## [Data provided]
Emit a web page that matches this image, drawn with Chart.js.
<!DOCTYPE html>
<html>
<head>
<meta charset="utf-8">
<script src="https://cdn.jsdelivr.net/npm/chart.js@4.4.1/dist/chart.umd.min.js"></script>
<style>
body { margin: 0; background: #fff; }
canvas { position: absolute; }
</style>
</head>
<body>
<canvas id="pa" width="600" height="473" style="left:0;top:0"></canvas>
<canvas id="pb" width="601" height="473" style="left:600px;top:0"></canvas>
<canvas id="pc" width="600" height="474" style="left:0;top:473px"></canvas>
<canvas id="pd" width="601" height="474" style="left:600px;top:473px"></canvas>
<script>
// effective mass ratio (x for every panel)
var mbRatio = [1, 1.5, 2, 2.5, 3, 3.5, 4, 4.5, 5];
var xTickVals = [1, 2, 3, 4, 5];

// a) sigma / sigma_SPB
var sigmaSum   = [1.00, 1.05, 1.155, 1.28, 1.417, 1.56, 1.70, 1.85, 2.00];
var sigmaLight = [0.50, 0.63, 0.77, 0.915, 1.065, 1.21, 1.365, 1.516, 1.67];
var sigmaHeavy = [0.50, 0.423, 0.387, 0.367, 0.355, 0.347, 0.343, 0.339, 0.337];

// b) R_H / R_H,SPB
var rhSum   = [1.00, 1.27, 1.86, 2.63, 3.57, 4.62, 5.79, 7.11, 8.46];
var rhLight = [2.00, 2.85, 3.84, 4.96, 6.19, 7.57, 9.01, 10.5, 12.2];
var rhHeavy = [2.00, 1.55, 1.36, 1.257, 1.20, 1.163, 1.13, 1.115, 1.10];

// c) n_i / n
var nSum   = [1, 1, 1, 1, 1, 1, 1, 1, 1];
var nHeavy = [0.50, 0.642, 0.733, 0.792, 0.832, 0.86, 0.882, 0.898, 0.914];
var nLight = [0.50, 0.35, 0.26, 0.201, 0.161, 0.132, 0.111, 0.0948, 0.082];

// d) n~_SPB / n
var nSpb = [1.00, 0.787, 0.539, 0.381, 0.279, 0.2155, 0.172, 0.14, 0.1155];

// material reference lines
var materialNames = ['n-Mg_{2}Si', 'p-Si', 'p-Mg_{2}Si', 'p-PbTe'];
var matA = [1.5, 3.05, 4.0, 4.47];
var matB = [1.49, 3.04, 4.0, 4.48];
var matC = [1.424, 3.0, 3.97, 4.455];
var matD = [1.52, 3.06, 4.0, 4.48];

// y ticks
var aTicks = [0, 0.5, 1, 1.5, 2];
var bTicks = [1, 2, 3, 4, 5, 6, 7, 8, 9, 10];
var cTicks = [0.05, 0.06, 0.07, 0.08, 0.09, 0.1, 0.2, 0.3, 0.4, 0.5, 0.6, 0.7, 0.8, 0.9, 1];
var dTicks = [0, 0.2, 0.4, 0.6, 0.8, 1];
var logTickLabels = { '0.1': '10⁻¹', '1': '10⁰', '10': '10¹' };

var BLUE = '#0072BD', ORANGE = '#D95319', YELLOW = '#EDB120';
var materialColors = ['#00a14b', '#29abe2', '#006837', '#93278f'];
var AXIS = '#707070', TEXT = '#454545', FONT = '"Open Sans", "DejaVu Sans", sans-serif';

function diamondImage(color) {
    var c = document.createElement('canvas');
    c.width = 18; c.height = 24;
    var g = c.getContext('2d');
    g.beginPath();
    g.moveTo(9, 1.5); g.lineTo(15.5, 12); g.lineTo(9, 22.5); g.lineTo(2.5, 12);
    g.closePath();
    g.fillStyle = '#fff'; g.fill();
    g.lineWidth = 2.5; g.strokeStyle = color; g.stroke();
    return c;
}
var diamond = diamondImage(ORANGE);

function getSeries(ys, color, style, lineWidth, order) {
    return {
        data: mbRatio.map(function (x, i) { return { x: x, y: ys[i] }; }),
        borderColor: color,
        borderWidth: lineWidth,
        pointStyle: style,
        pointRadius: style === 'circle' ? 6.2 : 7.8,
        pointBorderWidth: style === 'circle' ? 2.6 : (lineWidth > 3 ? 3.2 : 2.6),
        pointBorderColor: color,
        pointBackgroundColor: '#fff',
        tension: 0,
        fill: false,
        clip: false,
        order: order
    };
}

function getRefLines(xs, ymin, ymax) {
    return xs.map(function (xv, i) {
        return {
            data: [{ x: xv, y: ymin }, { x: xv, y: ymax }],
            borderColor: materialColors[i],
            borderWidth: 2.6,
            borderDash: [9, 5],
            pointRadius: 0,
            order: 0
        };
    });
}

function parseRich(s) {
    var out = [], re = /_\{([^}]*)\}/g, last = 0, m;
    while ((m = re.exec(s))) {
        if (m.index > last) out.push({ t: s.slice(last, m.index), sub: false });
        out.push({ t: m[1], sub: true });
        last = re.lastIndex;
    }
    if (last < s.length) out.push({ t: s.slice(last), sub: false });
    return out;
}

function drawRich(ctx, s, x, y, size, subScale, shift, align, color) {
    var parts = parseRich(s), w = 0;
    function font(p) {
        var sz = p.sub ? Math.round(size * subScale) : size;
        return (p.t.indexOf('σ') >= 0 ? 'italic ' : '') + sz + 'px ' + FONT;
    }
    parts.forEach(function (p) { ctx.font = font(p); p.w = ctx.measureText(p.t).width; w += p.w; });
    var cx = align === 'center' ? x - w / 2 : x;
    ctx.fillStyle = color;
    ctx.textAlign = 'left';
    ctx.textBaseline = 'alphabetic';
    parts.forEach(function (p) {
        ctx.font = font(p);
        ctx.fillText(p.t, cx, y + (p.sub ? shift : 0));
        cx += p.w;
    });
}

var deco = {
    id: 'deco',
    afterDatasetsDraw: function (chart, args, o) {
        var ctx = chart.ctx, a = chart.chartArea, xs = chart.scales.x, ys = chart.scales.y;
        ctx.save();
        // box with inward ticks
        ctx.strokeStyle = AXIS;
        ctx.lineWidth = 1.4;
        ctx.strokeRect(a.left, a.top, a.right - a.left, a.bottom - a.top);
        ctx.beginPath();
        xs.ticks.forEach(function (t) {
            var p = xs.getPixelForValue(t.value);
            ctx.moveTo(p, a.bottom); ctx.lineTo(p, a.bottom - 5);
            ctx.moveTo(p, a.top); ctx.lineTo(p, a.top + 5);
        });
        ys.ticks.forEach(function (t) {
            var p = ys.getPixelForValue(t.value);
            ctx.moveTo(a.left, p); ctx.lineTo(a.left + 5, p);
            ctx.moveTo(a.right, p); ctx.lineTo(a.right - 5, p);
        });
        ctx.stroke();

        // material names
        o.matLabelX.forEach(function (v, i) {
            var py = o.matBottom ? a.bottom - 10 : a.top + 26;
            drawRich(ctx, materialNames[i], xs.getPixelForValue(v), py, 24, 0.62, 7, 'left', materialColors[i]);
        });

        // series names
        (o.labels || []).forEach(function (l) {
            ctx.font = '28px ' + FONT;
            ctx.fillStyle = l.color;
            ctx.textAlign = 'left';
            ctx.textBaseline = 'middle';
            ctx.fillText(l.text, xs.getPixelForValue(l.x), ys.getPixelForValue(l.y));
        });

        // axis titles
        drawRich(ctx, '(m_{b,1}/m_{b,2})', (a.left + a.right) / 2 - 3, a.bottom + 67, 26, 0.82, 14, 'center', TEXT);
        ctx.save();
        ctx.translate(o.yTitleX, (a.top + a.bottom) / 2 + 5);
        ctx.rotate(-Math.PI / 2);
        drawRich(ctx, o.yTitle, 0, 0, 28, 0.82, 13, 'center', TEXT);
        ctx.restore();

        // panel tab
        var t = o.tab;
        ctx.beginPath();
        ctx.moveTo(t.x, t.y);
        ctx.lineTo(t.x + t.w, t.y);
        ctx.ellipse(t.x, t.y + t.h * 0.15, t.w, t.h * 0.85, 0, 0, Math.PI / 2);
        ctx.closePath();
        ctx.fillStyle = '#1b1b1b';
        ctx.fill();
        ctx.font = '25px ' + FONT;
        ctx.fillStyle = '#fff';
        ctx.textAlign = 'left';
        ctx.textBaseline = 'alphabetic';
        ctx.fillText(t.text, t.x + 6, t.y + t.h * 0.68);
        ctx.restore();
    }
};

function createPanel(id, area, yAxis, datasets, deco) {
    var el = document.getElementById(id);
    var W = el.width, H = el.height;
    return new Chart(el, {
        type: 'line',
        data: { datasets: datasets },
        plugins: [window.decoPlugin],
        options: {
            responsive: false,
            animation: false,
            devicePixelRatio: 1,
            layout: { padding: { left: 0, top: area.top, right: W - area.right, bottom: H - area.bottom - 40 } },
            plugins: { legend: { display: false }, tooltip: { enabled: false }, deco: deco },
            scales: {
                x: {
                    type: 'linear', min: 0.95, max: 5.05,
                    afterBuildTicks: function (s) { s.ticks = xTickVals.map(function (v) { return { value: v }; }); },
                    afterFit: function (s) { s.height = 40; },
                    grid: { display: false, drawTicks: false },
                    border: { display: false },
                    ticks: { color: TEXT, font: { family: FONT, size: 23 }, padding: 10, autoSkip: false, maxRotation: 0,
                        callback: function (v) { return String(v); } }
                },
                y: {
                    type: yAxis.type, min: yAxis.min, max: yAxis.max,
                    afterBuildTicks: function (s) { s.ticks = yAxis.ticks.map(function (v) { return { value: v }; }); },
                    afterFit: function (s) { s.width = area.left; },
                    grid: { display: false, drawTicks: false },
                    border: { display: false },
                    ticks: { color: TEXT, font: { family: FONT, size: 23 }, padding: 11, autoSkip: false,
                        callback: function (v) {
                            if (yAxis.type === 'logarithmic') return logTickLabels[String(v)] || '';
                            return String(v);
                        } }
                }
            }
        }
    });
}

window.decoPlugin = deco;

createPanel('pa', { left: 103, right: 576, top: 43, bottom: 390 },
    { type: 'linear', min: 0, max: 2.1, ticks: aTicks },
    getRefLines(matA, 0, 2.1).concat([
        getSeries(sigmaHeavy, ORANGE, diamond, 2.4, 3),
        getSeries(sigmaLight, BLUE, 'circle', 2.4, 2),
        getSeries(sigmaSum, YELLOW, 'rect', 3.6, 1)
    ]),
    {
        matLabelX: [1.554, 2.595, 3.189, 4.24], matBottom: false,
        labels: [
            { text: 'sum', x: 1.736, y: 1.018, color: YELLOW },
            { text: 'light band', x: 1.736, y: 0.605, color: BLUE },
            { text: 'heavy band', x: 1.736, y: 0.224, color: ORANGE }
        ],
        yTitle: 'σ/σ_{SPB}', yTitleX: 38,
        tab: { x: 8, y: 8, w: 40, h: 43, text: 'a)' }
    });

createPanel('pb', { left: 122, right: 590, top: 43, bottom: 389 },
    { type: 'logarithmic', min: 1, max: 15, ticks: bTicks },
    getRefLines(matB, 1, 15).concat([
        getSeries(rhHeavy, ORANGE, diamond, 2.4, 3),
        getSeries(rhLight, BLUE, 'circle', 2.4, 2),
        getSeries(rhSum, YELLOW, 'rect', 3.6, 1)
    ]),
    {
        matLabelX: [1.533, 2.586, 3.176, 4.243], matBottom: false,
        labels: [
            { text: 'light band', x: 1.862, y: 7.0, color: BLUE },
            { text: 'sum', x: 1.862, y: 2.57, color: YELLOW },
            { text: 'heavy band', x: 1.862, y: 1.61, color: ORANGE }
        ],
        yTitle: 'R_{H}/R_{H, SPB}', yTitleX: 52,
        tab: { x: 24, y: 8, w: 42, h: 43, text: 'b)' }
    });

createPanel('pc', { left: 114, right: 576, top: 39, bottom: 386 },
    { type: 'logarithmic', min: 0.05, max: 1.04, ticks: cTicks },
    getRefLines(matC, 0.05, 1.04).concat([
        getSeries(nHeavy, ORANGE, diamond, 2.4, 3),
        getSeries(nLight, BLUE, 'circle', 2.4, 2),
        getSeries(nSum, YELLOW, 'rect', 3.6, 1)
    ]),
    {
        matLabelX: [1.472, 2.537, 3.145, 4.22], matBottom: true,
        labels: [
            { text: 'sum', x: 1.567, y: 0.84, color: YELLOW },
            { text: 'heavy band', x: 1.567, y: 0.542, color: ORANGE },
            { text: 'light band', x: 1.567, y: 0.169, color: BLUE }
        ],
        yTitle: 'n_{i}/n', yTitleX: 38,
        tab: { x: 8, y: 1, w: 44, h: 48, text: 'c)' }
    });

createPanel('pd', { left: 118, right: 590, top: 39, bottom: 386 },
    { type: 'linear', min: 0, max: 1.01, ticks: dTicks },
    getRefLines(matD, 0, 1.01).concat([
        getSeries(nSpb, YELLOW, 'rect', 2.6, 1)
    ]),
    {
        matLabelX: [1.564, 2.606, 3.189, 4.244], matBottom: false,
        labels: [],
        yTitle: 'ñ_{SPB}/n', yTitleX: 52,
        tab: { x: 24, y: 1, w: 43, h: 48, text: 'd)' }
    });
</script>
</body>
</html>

## [Exercise directions]
Emit, unaltered, the lines from the top of the listing down through the line that holds "0.111, 0.0948, 0.082];"; emit nothing else.

## [Response to the exercise]
Emit a web page that matches this image, drawn with Chart.js.
<!DOCTYPE html>
<html>
<head>
<meta charset="utf-8">
<script src="https://cdn.jsdelivr.net/npm/chart.js@4.4.1/dist/chart.umd.min.js"></script>
<style>
body { margin: 0; background: #fff; }
canvas { position: absolute; }
</style>
</head>
<body>
<canvas id="pa" width="600" height="473" style="left:0;top:0"></canvas>
<canvas id="pb" width="601" height="473" style="left:600px;top:0"></canvas>
<canvas id="pc" width="600" height="474" style="left:0;top:473px"></canvas>
<canvas id="pd" width="601" height="474" style="left:600px;top:473px"></canvas>
<script>
// effective mass ratio (x for every panel)
var mbRatio = [1, 1.5, 2, 2.5, 3, 3.5, 4, 4.5, 5];
var xTickVals = [1, 2, 3, 4, 5];

// a) sigma / sigma_SPB
var sigmaSum   = [1.00, 1.05, 1.155, 1.28, 1.417, 1.56, 1.70, 1.85, 2.00];
var sigmaLight = [0.50, 0.63, 0.77, 0.915, 1.065, 1.21, 1.365, 1.516, 1.67];
var sigmaHeavy = [0.50, 0.423, 0.387, 0.367, 0.355, 0.347, 0.343, 0.339, 0.337];

// b) R_H / R_H,SPB
var rhSum   = [1.00, 1.27, 1.86, 2.63, 3.57, 4.62, 5.79, 7.11, 8.46];
var rhLight = [2.00, 2.85, 3.84, 4.96, 6.19, 7.57, 9.01, 10.5, 12.2];
var rhHeavy = [2.00, 1.55, 1.36, 1.257, 1.20, 1.163, 1.13, 1.115, 1.10];

// c) n_i / n
var nSum   = [1, 1, 1, 1, 1, 1, 1, 1, 1];
var nHeavy = [0.50, 0.642, 0.733, 0.792, 0.832, 0.86, 0.882, 0.898, 0.914];
var nLight = [0.50, 0.35, 0.26, 0.201, 0.161, 0.132, 0.111, 0.0948, 0.082];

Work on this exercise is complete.